On 11/09/2013 11:59 AM, Rolf Turner wrote:
For my take on the issue see fortune("strait jacket").
cheers,
Rolf Turner
P. S. I said that quite some time ago and I have seen nothing
in the intervening years to change my views.
Mileage varies; the Bioconductor project attains a level of interoperability and
re-use (http://www.nature.com/nbt/journal/v31/n10/full/nbt.2721.html) that would
be difficult with a less formal class system.
R. T.
On 11/10/13 04:22, daniel schnaider wrote:
Hi,
I am working on a new credit portfolio optimization package.
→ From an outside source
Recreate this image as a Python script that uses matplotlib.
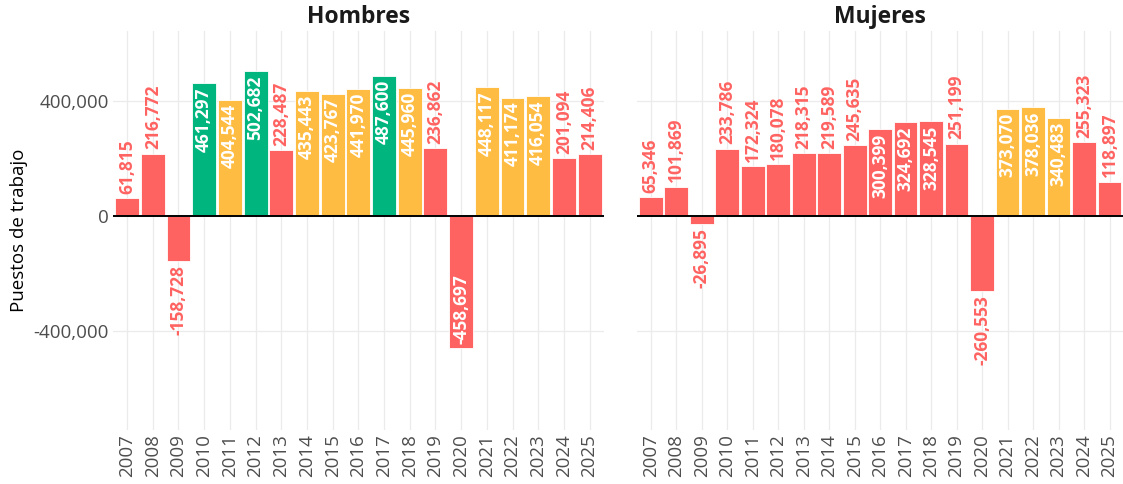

My question is
if it is more recommended to develop in S4 object oriented or S3.
It would be more naturally to develop in object oriented paradigm, but
there is many concerns regarding S4.
1) Performance of S4 could be an issue as a setter function, actually
changes the whole object behind the scenes.
Depending on implementation, updating S3 objects could as easily trigger copies;
this is a fact of life in R. Mitigate by modelling objects in a vector
(column)-oriented approach rather than the row-oriented paradigm of Java / C++ /
etc.
Martin Morgan
2) Documentation. It has been really hard to find examples in S4. Most
books and articles consider straightforward S3 examples.